DIRECTIVE: Collect each line containing "this".

┌──

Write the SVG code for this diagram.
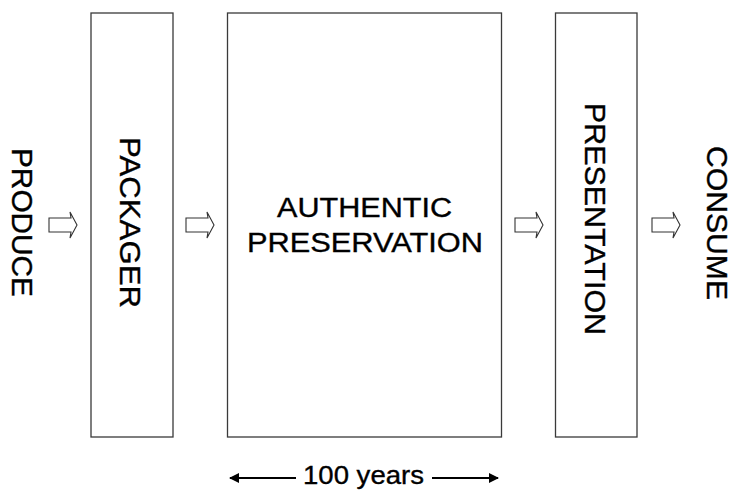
<svg xmlns="http://www.w3.org/2000/svg" width="734" height="490" viewBox="0 0 734 490">
<defs>
<style>
.box{fill:#fff;stroke:#3a3a3a;stroke-width:1.3}
.t{font-family:"Liberation Sans",Arial,sans-serif;fill:#000;stroke:#000;stroke-width:0.35}
.v{font-size:30px}
.h{font-size:27px}
.s{font-size:25px}
.ha{fill:#fff;stroke:#333;stroke-width:1.1;stroke-linejoin:miter}
.dim{stroke:#000;stroke-width:2;fill:none}
</style>
<marker id="ah" viewBox="0 0 10 10" refX="9" refY="5" markerWidth="15" markerHeight="10" markerUnits="userSpaceOnUse" orient="auto-start-reverse">
<path d="M0,0 L10,5 L0,10 z" fill="#000"/>
</marker>
<path id="hollow" d="M0,-7 L22,-7 L21,-13 L28,0 L21,13 L22,7 L0,7 z"/>
</defs>
<rect width="734" height="490" fill="#fff"/>
<g id="produce"><text class="t v" transform="translate(12,148) rotate(90)" textLength="149" lengthAdjust="spacingAndGlyphs">PRODUCE</text></g>
<g id="packager"><rect class="box" x="91" y="13" width="82" height="424"/><text class="t v" transform="translate(120,137) rotate(90)" textLength="171" lengthAdjust="spacingAndGlyphs">PACKAGER</text></g>
<g id="preservation"><rect class="box" x="227.5" y="13" width="274" height="424"/>
<text class="t h" x="277" y="217" textLength="175" lengthAdjust="spacingAndGlyphs">AUTHENTIC</text>
<text class="t h" x="247" y="252" textLength="236" lengthAdjust="spacingAndGlyphs">PRESERVATION</text></g>
<g id="presentation"><rect class="box" x="555.5" y="13" width="81.5" height="424"/><text class="t v" transform="translate(585,103) rotate(90)" textLength="232" lengthAdjust="spacingAndGlyphs">PRESENTATION</text></g>
<g id="consume"><text class="t v" transform="translate(707,146) rotate(90)" textLength="154" lengthAdjust="spacingAndGlyphs">CONSUME</text></g>
<g id="connectors">
<use href="#hollow" class="ha" x="49" y="225"/>
<use href="#hollow" class="ha" x="186" y="225"/>
<use href="#hollow" class="ha" x="515" y="225"/>
<use href="#hollow" class="ha" x="652" y="225"/>
<line class="dim" x1="230" y1="478" x2="296" y2="478" marker-start="url(#ah)"/>
<line class="dim" x1="432" y1="478" x2="498" y2="478" marker-end="url(#ah)"/>
</g>
<g id="timespan"><text class="t s" x="303" y="484" textLength="121" lengthAdjust="spacingAndGlyphs">100 years</text></g>
</svg>
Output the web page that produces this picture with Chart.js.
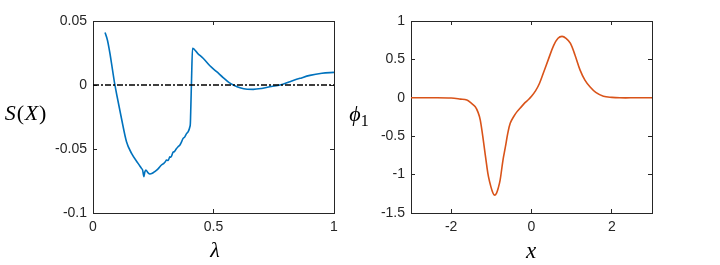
<!DOCTYPE html>
<html>
<head>
<meta charset="utf-8">
<script src="https://cdn.jsdelivr.net/npm/chart.js@4"></script>
<style>
body{margin:0;background:#fff;}
#wrap{position:relative;width:720px;height:265px;overflow:hidden;}
canvas{position:absolute;top:0;}
.lbl{position:absolute;font-family:"Liberation Serif","DejaVu Serif",serif;color:#000;transform:translate(-50%,-50%);white-space:nowrap;line-height:1;}
.it{font-style:italic;}
</style>
</head>
<body>
<div id="wrap">
  <canvas id="izq" width="360" height="265" style="left:0"></canvas>
  <canvas id="der" width="360" height="265" style="left:360px"></canvas>
  <div class="lbl" style="left:26px;top:113px;font-size:22px;letter-spacing:0.8px"><span class="it">S</span>(<span class="it">X</span>)</div>
  <div class="lbl it" style="left:215px;top:250px;font-size:22px">λ</div>
  <div class="lbl" style="left:359px;top:114px;font-size:22px"><span class="it">ϕ</span><span style="font-size:16px;position:relative;top:5px">1</span></div>
  <div class="lbl it" style="left:531px;top:250px;font-size:23px">x</div>
</div>
<script>
// panel izquierdo: S(X) vs lambda
const lambdas=[0.05,0.06,0.07,0.08,0.09,0.10,0.118,0.139,0.160,0.187,0.201,0.206,0.211,0.215,0.219,0.228,0.236,0.246,0.256,0.270,0.284,0.294,0.300,0.305,0.312,0.319,0.323,0.332,0.338,0.345,0.353,0.360,0.366,0.374,0.381,0.388,0.395,0.402,0.404,0.406,0.409,0.413,0.435,0.457,0.485,0.513,0.540,0.565,0.582,0.610,0.640,0.665,0.700,0.740,0.776,0.820,0.859,0.900,0.950,1.0];
const valoresS=[0.041,0.035,0.025,0.013,0.001,-0.009,-0.026,-0.0443,-0.0534,-0.0612,-0.0651,-0.0665,-0.0716,-0.0680,-0.0664,-0.0685,-0.0695,-0.0690,-0.0677,-0.0655,-0.0625,-0.0612,-0.0600,-0.0586,-0.0590,-0.0560,-0.0565,-0.0526,-0.0520,-0.0500,-0.0482,-0.0470,-0.0450,-0.0417,-0.0405,-0.0380,-0.0365,-0.0326,-0.0300,-0.0170,0.005,0.0287,0.0245,0.0209,0.0150,0.0104,0.0058,0.0018,0.0,-0.0022,-0.0033,-0.0034,-0.0027,-0.0012,0.0,0.0028,0.0052,0.0075,0.0092,0.0099];
const ticksXIzq=[0,0.5,1];
const ticksYIzq=[-0.1,-0.05,0,0.05];

// panel derecho: phi_1 vs x
const xs=[-3,-2.5,-2.0,-1.77,-1.61,-1.52,-1.40,-1.33,-1.275,-1.19,-1.11,-1.07,-1.01,-0.96,-0.92,-0.87,-0.82,-0.78,-0.71,-0.65,-0.59,-0.53,-0.45,-0.36,-0.25,-0.155,-0.08,0,0.1,0.2,0.30,0.42,0.55,0.66,0.76,0.86,0.97,1.08,1.21,1.33,1.46,1.60,1.79,2.0,2.2,2.6,3];
const phi1=[0,0,-0.003,-0.017,-0.03,-0.06,-0.117,-0.19,-0.29,-0.59,-0.90,-1.03,-1.16,-1.24,-1.267,-1.24,-1.16,-1.07,-0.81,-0.64,-0.46,-0.33,-0.25,-0.18,-0.115,-0.06,-0.025,0.02,0.09,0.19,0.33,0.50,0.68,0.775,0.80,0.775,0.71,0.56,0.36,0.23,0.14,0.07,0.02,0.005,0,0,0];
const ticksXDer=[-2,0,2];
const ticksYDer=[-1.5,-1,-0.5,0,0.5,1];

const colorEjes='#262626';
const fuenteTicks={family:'"Liberation Sans", Arial, sans-serif',size:14};

const formato=(v)=>{
    let r=Math.round(v*1000)/1000;
    return String(r);
}

// un eje con borde y ticks hacia adentro (estilo matlab)
const eje=(pos,min,max,ticks,mostrar,tam)=>{
    let horizontal=(pos=='bottom'||pos=='top');
    return {
        type:'linear',position:pos,min:min,max:max,
        afterBuildTicks:(s)=>{s.ticks=ticks.map(v=>({value:v}));},
        afterFit:(s)=>{ if(horizontal) s.height=tam; else s.width=tam; },
        border:{display:true,color:colorEjes,width:1},
        grid:{display:true,drawOnChartArea:false,drawTicks:true,tickLength:-4,color:colorEjes,lineWidth:1},
        ticks:{display:mostrar,color:colorEjes,font:fuenteTicks,padding:10,maxRotation:0,callback:formato}
    }
}

const opcionesBase=(escalas,derecha)=>{
    return {
        responsive:false,
        animation:false,
        layout:{padding:{left:0,top:21,right:derecha,bottom:0}},
        plugins:{legend:{display:false},tooltip:{enabled:false}},
        elements:{point:{radius:0}},
        scales:escalas
    }
}

const graficoIzq=new Chart(document.getElementById('izq'),{
    type:'scatter',
    data:{
        datasets:[{
            data:lambdas.map((l,i)=>({x:l,y:valoresS[i]})),
            showLine:true,
            borderColor:'#0072BD',
            borderWidth:1.6,
            cubicInterpolationMode:'monotone',
            order:1
        },{
            data:[{x:0,y:0},{x:1,y:0}],
            showLine:true,
            borderColor:'#000',
            borderWidth:1.4,
            borderDash:[6,2,2,2],
            order:0
        }]
    },
    options:opcionesBase({
        x:eje('bottom',0,1,ticksXIzq,true,52),
        x2:eje('top',0,1,ticksXIzq,false,0),
        y:eje('left',-0.1,0.05,ticksYIzq,true,93),
        y2:eje('right',-0.1,0.05,ticksYIzq,false,0)
    },26)
});

const graficoDer=new Chart(document.getElementById('der'),{
    type:'scatter',
    data:{
        datasets:[{
            data:xs.map((x,i)=>({x:x,y:phi1[i]})),
            showLine:true,
            borderColor:'#D95319',
            borderWidth:1.6,
            tension:0.35
        }]
    },
    options:opcionesBase({
        x:eje('bottom',-3,3,ticksXDer,true,52),
        x2:eje('top',-3,3,ticksXDer,false,0),
        y:eje('left',-1.5,1,ticksYDer,true,51),
        y2:eje('right',-1.5,1,ticksYDer,false,0)
    },68)
});
</script>
</body>
</html>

└──

ANSWER TO THE EXERCISE:
Write the SVG code for this diagram.
Output the web page that produces this picture with Chart.js.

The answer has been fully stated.